Find all lines in the listing that include the word "page", then copy them.

** Begin **

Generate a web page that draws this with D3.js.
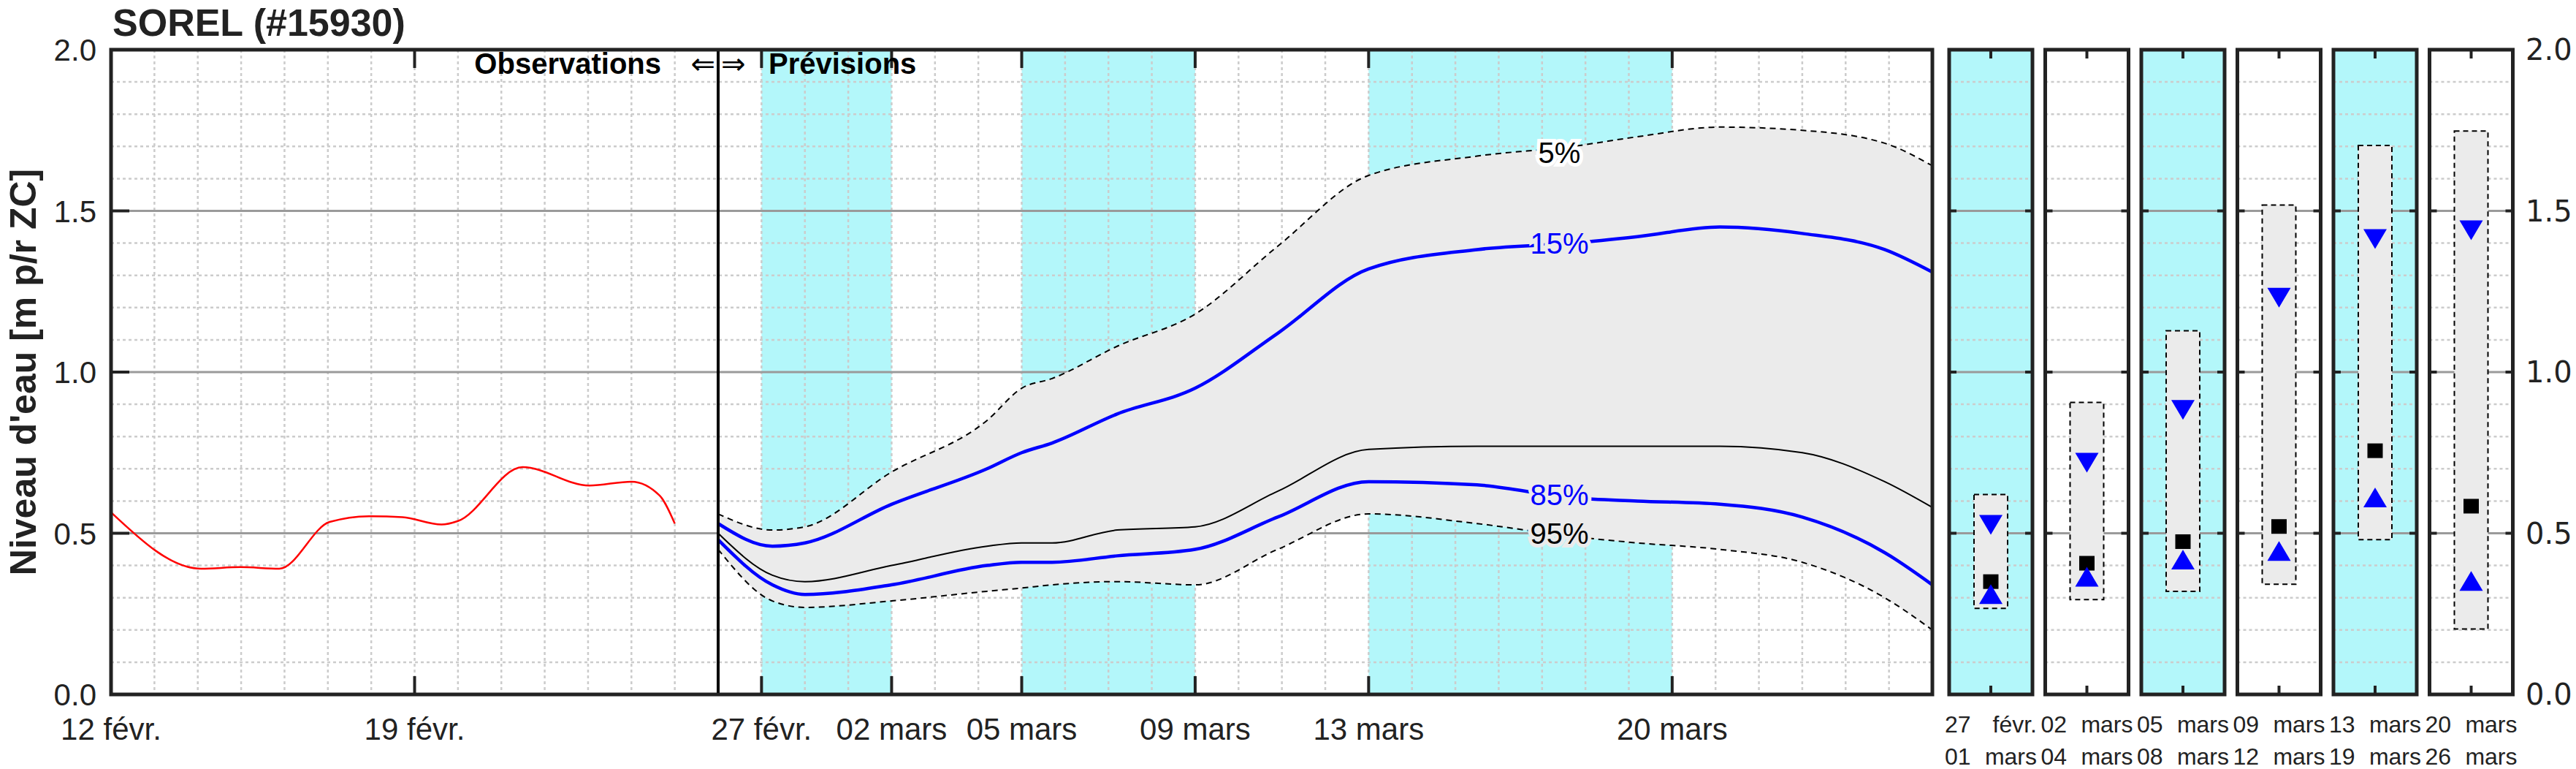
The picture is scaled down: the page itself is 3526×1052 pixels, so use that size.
<!DOCTYPE html>
<html><head><meta charset="utf-8">
<script src="https://cdn.jsdelivr.net/npm/d3@7"></script>
<style>body{margin:0;background:#fff}svg{display:block}</style>
</head><body>
<svg id="chart" width="3526" height="1052"></svg>
<script>
// observations (days since 12 févr.)
const obsDays = [0, 2.08, 2.98, 3.88, 5.04, 5.95, 6.72, 7.62, 8.0, 9.49, 11.03, 12.0, 12.65, 13.0];
const obsVals = [0.565, 0.39, 0.395, 0.39, 0.535, 0.553, 0.55, 0.527, 0.538, 0.705, 0.648, 0.66, 0.617, 0.53];

const fcDays = [14, 15.25, 16, 18, 20.2, 21, 21.7, 23.2, 25, 26.9, 29, 31.5, 33.7, 35.2, 37.1, 39, 40.9, 42];
const p5  = [0.56, 0.51, 0.52, 0.69, 0.85, 0.95, 0.98, 1.08, 1.18, 1.39, 1.61, 1.67, 1.70, 1.73, 1.76, 1.75, 1.71, 1.64];
const p15 = [0.53, 0.46, 0.47, 0.59, 0.70, 0.75, 0.78, 0.87, 0.95, 1.12, 1.32, 1.38, 1.40, 1.42, 1.45, 1.43, 1.38, 1.31];
const p50 = [0.50, 0.37, 0.35, 0.40, 0.46, 0.47, 0.47, 0.51, 0.52, 0.63, 0.76, 0.77, 0.77, 0.77, 0.77, 0.75, 0.66, 0.58];
const p85 = [0.48, 0.34, 0.31, 0.34, 0.40, 0.41, 0.41, 0.43, 0.45, 0.55, 0.66, 0.65, 0.61, 0.60, 0.59, 0.55, 0.44, 0.34];
const p95 = [0.45, 0.29, 0.27, 0.29, 0.32, 0.33, 0.34, 0.35, 0.34, 0.45, 0.56, 0.53, 0.49, 0.47, 0.45, 0.41, 0.30, 0.20];

const pctLabels = ["5%", "15%", "85%", "95%"];
const pctLabelVals = [1.68, 1.40, 0.62, 0.50];

const cyanBands = [[15, 18], [21, 25], [29, 36]];
const dateTicks = [0, 7, 15, 18, 21, 25, 29, 36];
const dateLabels = ["12 févr.", "19 févr.", "27 févr.", "02 mars", "05 mars", "09 mars", "13 mars", "20 mars"];

// period panels
const periodTop = ["27|févr.", "02|mars", "05|mars", "09|mars", "13|mars", "20|mars"];
const periodBot = ["01|mars", "04|mars", "08|mars", "12|mars", "19|mars", "26|mars"];
const periodCyan = [true, false, true, false, true, false];
const periodMax = [0.62, 0.906, 1.128, 1.518, 1.703, 1.748];
const periodMin = [0.267, 0.294, 0.32, 0.342, 0.48, 0.203];
const periodHi = [0.527, 0.72, 0.884, 1.232, 1.414, 1.441];
const periodMed = [0.35, 0.407, 0.474, 0.521, 0.756, 0.584];
const periodLo = [0.31, 0.364, 0.417, 0.444, 0.61, 0.351];

const yTicks = [0, 0.5, 1.0, 1.5, 2.0];

const svg = d3.select("#chart");
const L = 152, R = 2645, T = 68, B = 950;
const x = d3.scaleLinear().domain([0, 42]).range([L, R]);
const y = d3.scaleLinear().domain([0, 2]).range([B, T]);
const font = "'Liberation Sans', Arial, sans-serif";

// cyan bands
svg.selectAll(".band").data(cyanBands).enter().append("rect")
  .attr("x", d => x(d[0])).attr("width", d => x(d[1]) - x(d[0]))
  .attr("y", T).attr("height", B - T).attr("fill", "#b3f7fa");

// grid
const minor = d3.range(0.1, 2, 0.1).filter(v => Math.abs(v * 2 - Math.round(v * 2)) > 0.01);
svg.append("g").selectAll("line").data(minor).enter().append("line")
  .attr("x1", L).attr("x2", R).attr("y1", d => y(d)).attr("y2", d => y(d))
  .attr("stroke", "#ccc").attr("stroke-width", 2.5).attr("stroke-dasharray", "4,4");
svg.append("g").selectAll("line").data(d3.range(1, 42)).enter().append("line")
  .attr("y1", T).attr("y2", B).attr("x1", d => x(d)).attr("x2", d => x(d))
  .attr("stroke", "#ccc").attr("stroke-width", 2.5).attr("stroke-dasharray", "4,4");
svg.append("g").selectAll("line").data([0.5, 1, 1.5]).enter().append("line")
  .attr("x1", L).attr("x2", R).attr("y1", d => y(d)).attr("y2", d => y(d))
  .attr("stroke", "#9a9a9a").attr("stroke-width", 3);

// forecast envelope
const area = d3.area().x((d, i) => x(fcDays[i])).y0((d, i) => y(p95[i])).y1(d => y(d)).curve(d3.curveMonotoneX);
svg.append("path").attr("d", area(p5)).attr("fill", "#ebebeb");
const line = d3.line().x((d, i) => x(fcDays[i])).y(d => y(d)).curve(d3.curveMonotoneX);
svg.append("path").attr("d", line(p5)).attr("fill", "none").attr("stroke", "#000").attr("stroke-width", 2).attr("stroke-dasharray", "8,6");
svg.append("path").attr("d", line(p95)).attr("fill", "none").attr("stroke", "#000").attr("stroke-width", 2).attr("stroke-dasharray", "8,6");
svg.append("path").attr("d", line(p50)).attr("fill", "none").attr("stroke", "#000").attr("stroke-width", 2);
svg.append("path").attr("d", line(p15)).attr("fill", "none").attr("stroke", "#0000ff").attr("stroke-width", 4.5);
svg.append("path").attr("d", line(p85)).attr("fill", "none").attr("stroke", "#0000ff").attr("stroke-width", 4.5);

const obsLine = d3.line().x((d, i) => x(obsDays[i])).y(d => y(d)).curve(d3.curveMonotoneX);
svg.append("path").attr("d", obsLine(obsVals)).attr("fill", "none").attr("stroke", "#ff0000").attr("stroke-width", 2.5);

// percentile labels
const pctColors = ["#000", "#0000ff", "#0000ff", "#000"];
pctLabels.forEach((t, i) => {
  svg.append("text").attr("x", x(33.4)).attr("y", y(pctLabelVals[i])).attr("dy", "0.35em")
    .attr("text-anchor", "middle").attr("font-family", font).attr("font-size", 40)
    .attr("fill", pctColors[i]).attr("stroke", i === 0 ? "#fff" : "#ebebeb").attr("stroke-width", 10)
    .attr("paint-order", "stroke").text(t);
});

// separator + frame
svg.append("line").attr("x1", x(14)).attr("x2", x(14)).attr("y1", T).attr("y2", B).attr("stroke", "#000").attr("stroke-width", 4);
svg.append("rect").attr("x", L).attr("y", T).attr("width", R - L).attr("height", B - T)
  .attr("fill", "none").attr("stroke", "#222").attr("stroke-width", 5);

// ticks
const ax = svg.append("g").attr("font-family", font).attr("font-size", 42).attr("fill", "#222");
dateTicks.forEach((d, i) => {
  ax.append("line").attr("x1", x(d)).attr("x2", x(d)).attr("y1", B).attr("y2", B - 25).attr("stroke", "#222").attr("stroke-width", 4);
  ax.append("line").attr("x1", x(d)).attr("x2", x(d)).attr("y1", T).attr("y2", T + 25).attr("stroke", "#222").attr("stroke-width", 4);
  ax.append("text").attr("x", x(d)).attr("y", 1012).attr("text-anchor", "middle").text(dateLabels[i]);
});
yTicks.forEach(v => {
  ax.append("line").attr("x1", L).attr("x2", L + 25).attr("y1", y(v)).attr("y2", y(v)).attr("stroke", "#222").attr("stroke-width", 4);
  ax.append("text").attr("x", L - 20).attr("y", y(v)).attr("dy", "0.36em").attr("text-anchor", "end").text(v.toFixed(1));
});

svg.append("text").attr("x", L + 2).attr("y", 49).attr("font-family", font).attr("font-weight", "bold")
  .attr("font-size", 52).attr("fill", "#222").text("SOREL (#15930)");
svg.append("text").attr("transform", `translate(49,${(T + B) / 2}) rotate(-90)`).attr("text-anchor", "middle")
  .attr("font-family", font).attr("font-weight", "bold").attr("font-size", 50).attr("fill", "#222").text("Niveau d'eau [m p/r ZC]");
svg.append("text").attr("x", 905).attr("y", 101).attr("text-anchor", "end").attr("font-family", font)
  .attr("font-weight", "bold").attr("font-size", 40).text("Observations");
svg.append("text").attr("x", x(14) - 4).attr("y", 101).attr("text-anchor", "end").attr("font-family", "'DejaVu Sans'")
  .attr("font-size", 40).text("⇐");
svg.append("text").attr("x", x(14) + 4).attr("y", 101).attr("font-family", "'DejaVu Sans'").attr("font-size", 40).text("⇒");
svg.append("text").attr("x", 1052).attr("y", 101).attr("font-family", font)
  .attr("font-weight", "bold").attr("font-size", 40).text("Prévisions");

// period panels
const pw = 114, pitch = 131.5, p0 = 2668;
periodMax.forEach((mx, i) => {
  const px = p0 + i * pitch, cx = px + pw / 2;
  const g = svg.append("g");
  g.append("rect").attr("x", px).attr("y", T).attr("width", pw).attr("height", B - T).attr("fill", periodCyan[i] ? "#b3f7fa" : "#fff");
  minor.forEach(v => g.append("line").attr("x1", px).attr("x2", px + pw).attr("y1", y(v)).attr("y2", y(v))
    .attr("stroke", "#ccc").attr("stroke-width", 2.5).attr("stroke-dasharray", "4,4"));
  [0.5, 1, 1.5].forEach(v => {
    g.append("line").attr("x1", px).attr("x2", px + pw).attr("y1", y(v)).attr("y2", y(v)).attr("stroke", "#9a9a9a").attr("stroke-width", 3);
    g.append("line").attr("x1", px).attr("x2", px + 10).attr("y1", y(v)).attr("y2", y(v)).attr("stroke", "#222").attr("stroke-width", 4);
    g.append("line").attr("x1", px + pw - 10).attr("x2", px + pw).attr("y1", y(v)).attr("y2", y(v)).attr("stroke", "#222").attr("stroke-width", 4);
  });
  g.append("rect").attr("x", cx - 23).attr("width", 46).attr("y", y(mx)).attr("height", y(periodMin[i]) - y(mx))
    .attr("fill", "#ebebeb").attr("stroke", "#000").attr("stroke-width", 2).attr("stroke-dasharray", "7,5");
  g.append("path").attr("d", `M${cx - 16},${y(periodHi[i]) - 13}L${cx + 16},${y(periodHi[i]) - 13}L${cx},${y(periodHi[i]) + 14}Z`).attr("fill", "#0000ff");
  g.append("rect").attr("x", cx - 10.5).attr("y", y(periodMed[i]) - 10).attr("width", 21).attr("height", 20).attr("fill", "#000");
  g.append("path").attr("d", `M${cx - 16},${y(periodLo[i]) + 13}L${cx + 16},${y(periodLo[i]) + 13}L${cx},${y(periodLo[i]) - 14}Z`).attr("fill", "#0000ff");
  g.append("line").attr("x1", cx).attr("x2", cx).attr("y1", T).attr("y2", T + 12).attr("stroke", "#222").attr("stroke-width", 4);
  g.append("line").attr("x1", cx).attr("x2", cx).attr("y1", B).attr("y2", B - 12).attr("stroke", "#222").attr("stroke-width", 4);
  g.append("rect").attr("x", px).attr("y", T).attr("width", pw).attr("height", B - T).attr("fill", "none").attr("stroke", "#222").attr("stroke-width", 5);
  [[periodTop[i], 1002], [periodBot[i], 1046]].forEach(([s, yy]) => {
    const [n, m] = s.split("|");
    g.append("text").attr("x", px - 6).attr("y", yy).attr("font-family", font).attr("font-size", 32).attr("fill", "#222").text(n);
    g.append("text").attr("x", px + pw + 6).attr("y", yy).attr("text-anchor", "end").attr("font-family", font).attr("font-size", 32).attr("fill", "#222").text(m);
  });
});
yTicks.forEach(v => {
  svg.append("text").attr("x", 3457).attr("y", y(v)).attr("dy", "0.36em").attr("font-family", "'DejaVu Sans', sans-serif")
    .attr("font-size", 40).attr("fill", "#222").text(v.toFixed(1));
});
</script>
</body></html>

** End **

▶ WORKED ANSWER
Generate a web page that draws this with D3.js.
The picture is scaled down: the page itself is 3526×1052 pixels, so use that size.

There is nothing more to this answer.